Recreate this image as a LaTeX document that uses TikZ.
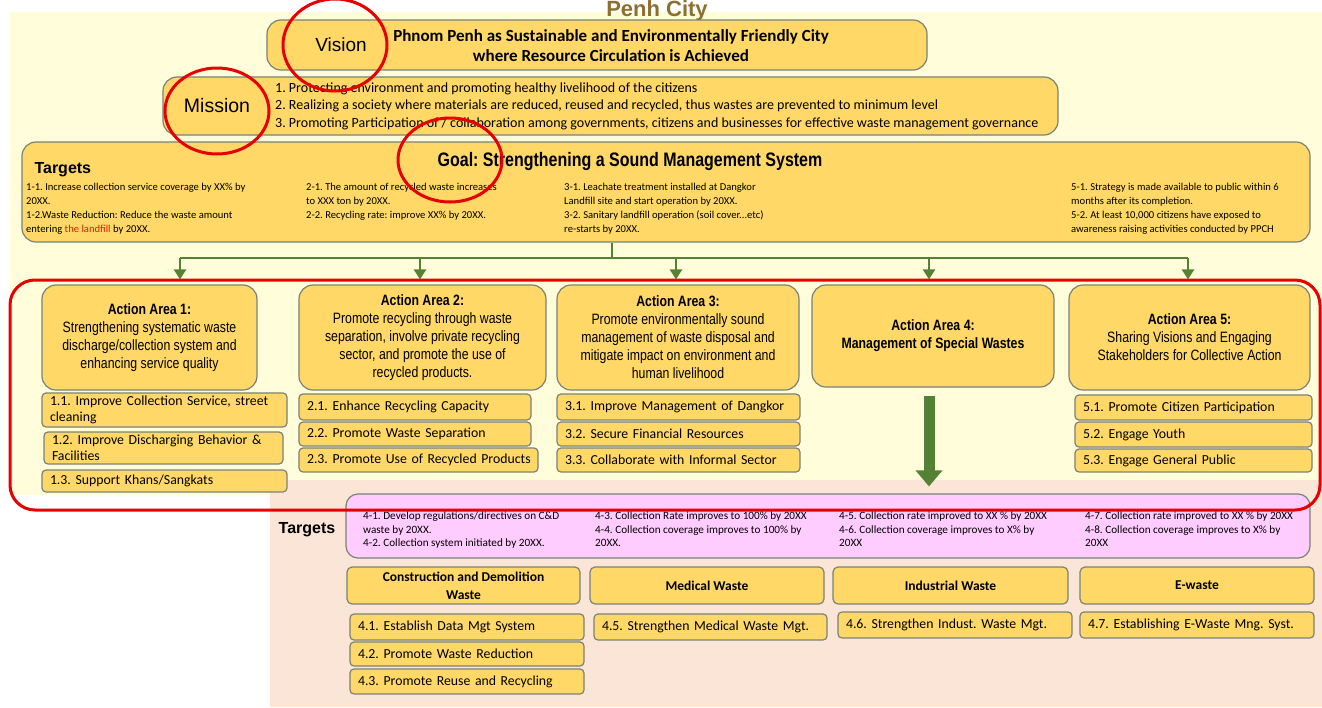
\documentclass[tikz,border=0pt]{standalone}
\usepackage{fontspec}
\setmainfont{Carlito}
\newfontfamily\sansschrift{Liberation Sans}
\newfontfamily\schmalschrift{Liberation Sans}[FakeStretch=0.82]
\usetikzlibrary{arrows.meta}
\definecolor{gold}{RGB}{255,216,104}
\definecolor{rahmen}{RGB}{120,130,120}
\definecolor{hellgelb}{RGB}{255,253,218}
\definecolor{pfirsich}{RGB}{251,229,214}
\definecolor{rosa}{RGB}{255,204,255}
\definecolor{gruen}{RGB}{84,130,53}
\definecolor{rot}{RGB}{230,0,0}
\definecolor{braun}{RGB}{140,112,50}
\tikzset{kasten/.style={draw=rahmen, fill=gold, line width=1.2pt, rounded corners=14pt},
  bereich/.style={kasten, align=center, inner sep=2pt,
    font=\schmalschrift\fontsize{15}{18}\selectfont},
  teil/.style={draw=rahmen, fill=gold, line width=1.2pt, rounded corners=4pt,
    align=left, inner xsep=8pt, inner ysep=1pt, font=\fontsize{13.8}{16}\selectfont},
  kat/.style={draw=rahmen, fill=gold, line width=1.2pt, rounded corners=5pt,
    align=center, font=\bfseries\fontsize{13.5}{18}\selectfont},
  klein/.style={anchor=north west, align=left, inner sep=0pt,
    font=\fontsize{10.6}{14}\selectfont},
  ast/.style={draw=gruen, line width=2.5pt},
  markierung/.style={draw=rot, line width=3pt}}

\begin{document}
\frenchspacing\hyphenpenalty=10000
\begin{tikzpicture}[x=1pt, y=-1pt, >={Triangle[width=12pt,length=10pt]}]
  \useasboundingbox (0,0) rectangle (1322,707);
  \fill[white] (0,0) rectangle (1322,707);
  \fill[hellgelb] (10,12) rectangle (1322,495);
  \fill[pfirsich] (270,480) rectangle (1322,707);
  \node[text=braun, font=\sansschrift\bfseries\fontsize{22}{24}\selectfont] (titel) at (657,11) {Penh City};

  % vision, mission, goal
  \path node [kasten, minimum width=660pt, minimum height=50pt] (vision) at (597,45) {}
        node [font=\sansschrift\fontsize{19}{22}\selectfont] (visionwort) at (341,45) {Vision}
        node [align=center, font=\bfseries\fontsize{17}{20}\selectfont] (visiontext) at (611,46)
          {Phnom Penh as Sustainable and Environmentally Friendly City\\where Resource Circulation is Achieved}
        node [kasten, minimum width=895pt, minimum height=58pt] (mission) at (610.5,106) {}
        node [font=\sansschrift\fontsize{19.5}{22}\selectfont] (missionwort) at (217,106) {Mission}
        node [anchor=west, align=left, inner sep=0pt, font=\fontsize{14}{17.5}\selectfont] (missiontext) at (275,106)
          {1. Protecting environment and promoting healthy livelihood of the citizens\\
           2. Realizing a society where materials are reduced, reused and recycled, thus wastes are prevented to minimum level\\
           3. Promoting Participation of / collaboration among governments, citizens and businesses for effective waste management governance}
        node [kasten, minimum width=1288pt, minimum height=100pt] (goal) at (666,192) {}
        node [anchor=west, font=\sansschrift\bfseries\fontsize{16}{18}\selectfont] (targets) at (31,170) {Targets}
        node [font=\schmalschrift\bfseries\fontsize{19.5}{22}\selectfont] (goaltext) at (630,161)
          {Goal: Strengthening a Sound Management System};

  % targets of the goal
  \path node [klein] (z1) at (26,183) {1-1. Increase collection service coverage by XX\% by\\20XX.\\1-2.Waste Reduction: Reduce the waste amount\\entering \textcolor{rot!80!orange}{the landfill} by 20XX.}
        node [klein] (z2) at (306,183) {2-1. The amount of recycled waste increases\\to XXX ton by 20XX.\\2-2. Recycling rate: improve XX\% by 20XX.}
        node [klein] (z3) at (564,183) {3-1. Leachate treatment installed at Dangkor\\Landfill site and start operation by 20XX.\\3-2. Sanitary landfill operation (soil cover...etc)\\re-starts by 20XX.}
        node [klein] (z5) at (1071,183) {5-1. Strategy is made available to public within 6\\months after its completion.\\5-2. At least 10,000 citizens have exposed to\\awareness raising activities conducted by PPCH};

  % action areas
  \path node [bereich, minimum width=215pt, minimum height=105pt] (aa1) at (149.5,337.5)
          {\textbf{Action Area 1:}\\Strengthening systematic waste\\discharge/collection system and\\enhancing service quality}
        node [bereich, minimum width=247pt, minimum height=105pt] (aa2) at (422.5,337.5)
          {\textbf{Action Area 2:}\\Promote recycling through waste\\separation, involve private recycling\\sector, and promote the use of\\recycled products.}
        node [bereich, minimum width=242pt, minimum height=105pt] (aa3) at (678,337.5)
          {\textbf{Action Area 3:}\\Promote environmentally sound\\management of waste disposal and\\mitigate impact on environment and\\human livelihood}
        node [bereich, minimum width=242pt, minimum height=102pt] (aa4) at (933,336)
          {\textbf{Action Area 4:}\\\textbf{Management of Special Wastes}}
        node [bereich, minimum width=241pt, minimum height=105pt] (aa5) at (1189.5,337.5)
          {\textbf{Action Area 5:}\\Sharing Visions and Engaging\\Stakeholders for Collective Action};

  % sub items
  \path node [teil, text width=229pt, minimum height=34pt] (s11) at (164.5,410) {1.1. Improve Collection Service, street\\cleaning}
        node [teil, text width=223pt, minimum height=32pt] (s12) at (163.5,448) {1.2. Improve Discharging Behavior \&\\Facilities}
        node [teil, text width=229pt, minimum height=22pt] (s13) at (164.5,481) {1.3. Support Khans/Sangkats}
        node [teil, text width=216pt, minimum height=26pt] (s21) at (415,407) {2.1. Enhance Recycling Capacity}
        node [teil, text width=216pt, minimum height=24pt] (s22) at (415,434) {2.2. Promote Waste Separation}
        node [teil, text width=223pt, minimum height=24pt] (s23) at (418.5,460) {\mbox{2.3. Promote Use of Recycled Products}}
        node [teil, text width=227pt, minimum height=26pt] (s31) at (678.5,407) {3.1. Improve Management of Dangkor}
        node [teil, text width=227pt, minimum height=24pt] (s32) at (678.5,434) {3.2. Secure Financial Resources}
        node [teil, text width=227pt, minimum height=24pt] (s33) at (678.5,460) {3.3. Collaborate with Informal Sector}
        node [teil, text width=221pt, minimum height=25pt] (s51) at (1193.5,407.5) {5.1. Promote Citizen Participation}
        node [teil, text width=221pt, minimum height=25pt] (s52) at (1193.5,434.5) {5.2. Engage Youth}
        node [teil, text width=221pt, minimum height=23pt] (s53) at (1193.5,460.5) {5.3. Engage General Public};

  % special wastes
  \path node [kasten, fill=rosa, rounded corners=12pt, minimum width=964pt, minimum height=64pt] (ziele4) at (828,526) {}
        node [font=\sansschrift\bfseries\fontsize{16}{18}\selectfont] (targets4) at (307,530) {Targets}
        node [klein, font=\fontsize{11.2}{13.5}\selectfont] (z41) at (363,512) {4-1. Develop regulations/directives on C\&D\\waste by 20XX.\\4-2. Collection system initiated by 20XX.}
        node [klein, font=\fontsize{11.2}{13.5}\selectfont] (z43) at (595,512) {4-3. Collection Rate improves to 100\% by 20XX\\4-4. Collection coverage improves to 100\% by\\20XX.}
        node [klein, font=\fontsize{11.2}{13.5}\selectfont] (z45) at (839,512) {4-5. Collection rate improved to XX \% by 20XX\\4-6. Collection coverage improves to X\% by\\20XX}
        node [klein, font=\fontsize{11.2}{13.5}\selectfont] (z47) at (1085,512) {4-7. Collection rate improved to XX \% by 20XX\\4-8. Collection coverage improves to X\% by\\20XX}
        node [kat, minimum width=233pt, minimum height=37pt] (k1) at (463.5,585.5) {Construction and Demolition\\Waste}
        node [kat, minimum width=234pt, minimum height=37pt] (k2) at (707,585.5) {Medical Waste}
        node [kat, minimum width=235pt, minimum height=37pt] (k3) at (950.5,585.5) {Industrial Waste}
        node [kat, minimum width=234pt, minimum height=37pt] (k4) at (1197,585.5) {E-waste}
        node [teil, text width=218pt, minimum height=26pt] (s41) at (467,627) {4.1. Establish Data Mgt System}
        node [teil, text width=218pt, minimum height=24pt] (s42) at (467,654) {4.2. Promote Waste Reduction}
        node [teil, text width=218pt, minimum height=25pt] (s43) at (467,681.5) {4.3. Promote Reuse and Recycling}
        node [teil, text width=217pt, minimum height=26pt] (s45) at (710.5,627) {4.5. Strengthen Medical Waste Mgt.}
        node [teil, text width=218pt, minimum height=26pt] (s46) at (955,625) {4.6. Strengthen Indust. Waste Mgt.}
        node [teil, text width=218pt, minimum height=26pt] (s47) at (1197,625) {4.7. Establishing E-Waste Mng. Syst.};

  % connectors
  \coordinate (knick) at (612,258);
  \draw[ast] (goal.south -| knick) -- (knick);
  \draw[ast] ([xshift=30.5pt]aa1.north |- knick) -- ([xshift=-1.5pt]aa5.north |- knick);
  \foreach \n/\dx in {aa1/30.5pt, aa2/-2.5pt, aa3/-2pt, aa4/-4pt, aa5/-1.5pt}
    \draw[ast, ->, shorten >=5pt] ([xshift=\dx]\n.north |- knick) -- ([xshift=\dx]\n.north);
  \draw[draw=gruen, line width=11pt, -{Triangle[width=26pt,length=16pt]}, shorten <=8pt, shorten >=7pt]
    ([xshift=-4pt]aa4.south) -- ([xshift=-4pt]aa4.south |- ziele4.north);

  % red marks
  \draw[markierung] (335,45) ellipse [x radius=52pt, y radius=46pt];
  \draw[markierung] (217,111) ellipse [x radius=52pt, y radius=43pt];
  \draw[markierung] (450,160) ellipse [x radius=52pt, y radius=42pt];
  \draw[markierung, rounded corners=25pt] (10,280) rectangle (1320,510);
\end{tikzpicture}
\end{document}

Instruction -
Extract the lines exactly, please: the first line of the listing, the line with "(titel) at (657,11)", and every line between them, but no pictures.

Response below -
Recreate this image as a LaTeX document that uses TikZ.
\documentclass[tikz,border=0pt]{standalone}
\usepackage{fontspec}
\setmainfont{Carlito}
\newfontfamily\sansschrift{Liberation Sans}
\newfontfamily\schmalschrift{Liberation Sans}[FakeStretch=0.82]
\usetikzlibrary{arrows.meta}
\definecolor{gold}{RGB}{255,216,104}
\definecolor{rahmen}{RGB}{120,130,120}
\definecolor{hellgelb}{RGB}{255,253,218}
\definecolor{pfirsich}{RGB}{251,229,214}
\definecolor{rosa}{RGB}{255,204,255}
\definecolor{gruen}{RGB}{84,130,53}
\definecolor{rot}{RGB}{230,0,0}
\definecolor{braun}{RGB}{140,112,50}
\tikzset{kasten/.style={draw=rahmen, fill=gold, line width=1.2pt, rounded corners=14pt},
  bereich/.style={kasten, align=center, inner sep=2pt,
    font=\schmalschrift\fontsize{15}{18}\selectfont},
  teil/.style={draw=rahmen, fill=gold, line width=1.2pt, rounded corners=4pt,
    align=left, inner xsep=8pt, inner ysep=1pt, font=\fontsize{13.8}{16}\selectfont},
  kat/.style={draw=rahmen, fill=gold, line width=1.2pt, rounded corners=5pt,
    align=center, font=\bfseries\fontsize{13.5}{18}\selectfont},
  klein/.style={anchor=north west, align=left, inner sep=0pt,
    font=\fontsize{10.6}{14}\selectfont},
  ast/.style={draw=gruen, line width=2.5pt},
  markierung/.style={draw=rot, line width=3pt}}

\begin{document}
\frenchspacing\hyphenpenalty=10000
\begin{tikzpicture}[x=1pt, y=-1pt, >={Triangle[width=12pt,length=10pt]}]
  \useasboundingbox (0,0) rectangle (1322,707);
  \fill[white] (0,0) rectangle (1322,707);
  \fill[hellgelb] (10,12) rectangle (1322,495);
  \fill[pfirsich] (270,480) rectangle (1322,707);
  \node[text=braun, font=\sansschrift\bfseries\fontsize{22}{24}\selectfont] (titel) at (657,11) {Penh City};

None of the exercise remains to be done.